San Michele degli Scalzi (Pisa)

History and museums
attractions, sightseeing, culture, church, cathedral

San Michele degli Scalzi is a church located in Piazza San Michele degli Scalzi, east of Pisa, Italy. It had also been known as the church of San Michele degli Scalzi in Orticaia, referring to the nature of the site at the time of its founding. The term Scalzi refers to the barefoot monks linked to the church.

An oratory chapel was known at the site by 1025. A church came to be at the site and was assigned to an adjacent convent of Benedictines, that was established in 1178 by monks from the abbey of Santa Maria di Pulsano sul Gargano. The first restoration of the site was completed by 1204. In the 15th century the church changed several orders, and by 1463 in came under Canons regular of the lateran. Major modifications included the elaborate ceiling with lacunae (1596).

The church was transferred to the Olivetan Order in 1774. Further internal decorations were added. In the 19th-century reconstructions aimed to restore the original Romanesque aspects.
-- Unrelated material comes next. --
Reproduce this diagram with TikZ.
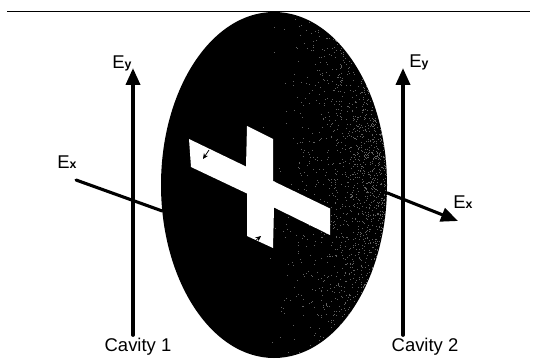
\documentclass[tikz,border=0pt]{standalone}
\usepackage{fontspec}
\setmainfont{Liberation Sans}
\usepackage{xcolor}
\usetikzlibrary{arrows.meta, positioning, shapes.geometric}
\newcommand{\fieldsub}[1]{{\fontsize{7}{8}\selectfont\bfseries #1}}
\tikzset{
  fieldline/.style={line width=0.75mm, draw=black, line cap=round},
  fieldarrow/.style={fieldline, -{Triangle[length=3.4mm, width=2.8mm]}},
  tinyarrow/.style={line width=0.4pt, -{Stealth[length=1.1mm, width=1mm]}},
  fieldlabel/.style={font=\fontsize{10.5}{12}\selectfont, text=black, inner sep=0pt},
}
\begin{document}
\begin{tikzpicture}
      \useasboundingbox (0,0) rectangle (10.72,7.16);
      % rule along the top
      \coordinate (ruleleft) at (0.14,6.93);
      \coordinate (ruleright) at (10.6,6.93);
      \draw[line width=1.1pt] (ruleleft) -- (ruleright);

      % the two cavities
      \coordinate (cavonefoot) at (2.66,0.46);
      \coordinate (cavonetip) at (2.66,5.8);
      \coordinate (cavtwofoot) at (8.06,0.46);
      \coordinate (cavtwotip) at (8.06,5.8);
      \draw[fieldarrow] (cavonefoot) -- (cavonetip);
      \draw[fieldarrow] (cavtwofoot) -- (cavtwotip);

      % sample disc, speckled towards its right edge
      \node[ellipse, fill=black, draw=none, inner sep=0pt,
            minimum width=4.52cm, minimum height=6.92cm] (disc) at (5.48,3.46) {};
      \begin{scope}
        \clip (5.48,3.46) ellipse (2.26 and 3.46);
        \pgfmathsetseed{4217}
        \foreach \i in {1,...,2200} {
          \pgfmathsetmacro{\dotx}{5.0+2.8*rnd^0.3}
          \pgfmathsetmacro{\doty}{0.1+6.8*rnd}
          \fill[black!62] (\dotx,\doty) rectangle +(0.016,0.016);
        }
      \end{scope}

      % cross-shaped aperture
      \fill[white] (3.78,4.38) -- (4.92,3.83) -- (4.94,4.64) -- (5.46,4.38)
            -- (5.46,3.54) -- (6.60,2.99) -- (6.60,2.46) -- (5.48,3.01)
            -- (5.46,2.20) -- (4.94,2.44) -- (4.94,3.29) -- (3.82,3.82) -- cycle;
      \coordinate (tickatop) at (4.18,4.16);
      \coordinate (tickabot) at (4.06,3.98);
      \coordinate (tickbtop) at (5.22,2.44);
      \coordinate (tickbbot) at (5.10,2.34);
      \draw[tinyarrow] (tickatop) -- (tickabot);
      \draw[tinyarrow] (tickbbot) -- (tickbtop);

      % field through the disc
      \coordinate (exleft) at (1.52,3.56);
      \coordinate (exright) at (9.16,2.74);
      \draw[fieldline, line width=0.62mm] (exleft) -- (disc.193);
      \draw[fieldarrow, line width=0.62mm] (disc.-4) -- (exright);

      % labels
      \node[fieldlabel] (eyone) at (2.44,5.9) {E\fieldsub{y}};
      \node[fieldlabel] (eytwo) at (8.38,5.92) {E\fieldsub{y}};
      \node[fieldlabel] (exone) at (1.34,3.92) {E\fieldsub{x}};
      \node[fieldlabel] (extwo) at (9.26,3.12) {E\fieldsub{x}};
      \node[fieldlabel] (cavone) at (2.76,0.22) {Cavity 1};
      \node[fieldlabel] (cavtwo) at (8.50,0.22) {Cavity 2};
    \end{tikzpicture}
\end{document}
Bombardments during the second world war, and floods damaged the structure, requiring major rebuilding.

The basilica structure of three naves is still preserved ending with a semicircular apse. The incomplete façade has marble only in the base lower layers. There are three portals, the central lunette has a copy of their original Byzantine decoration from 1203-1204 depicting a Christ providing Benediction (the original is in Museo di San Matteo) . The frieze is decorated with a relief of the angelic hierarchy in Byzantine style. The interior hosts a 13th-century crucifix, painted in tempera and gilded; this artwork was originally in the church of Santi Cosma e Damiano also in Pisa. The left site of the nave has a fresco of St Onofrius, Helen and a bishop. The altar dates from the 18th century. The Organ was constructed by Anselmi-Tamburini and was brought here from the anterior parish church of San Michele in 1985.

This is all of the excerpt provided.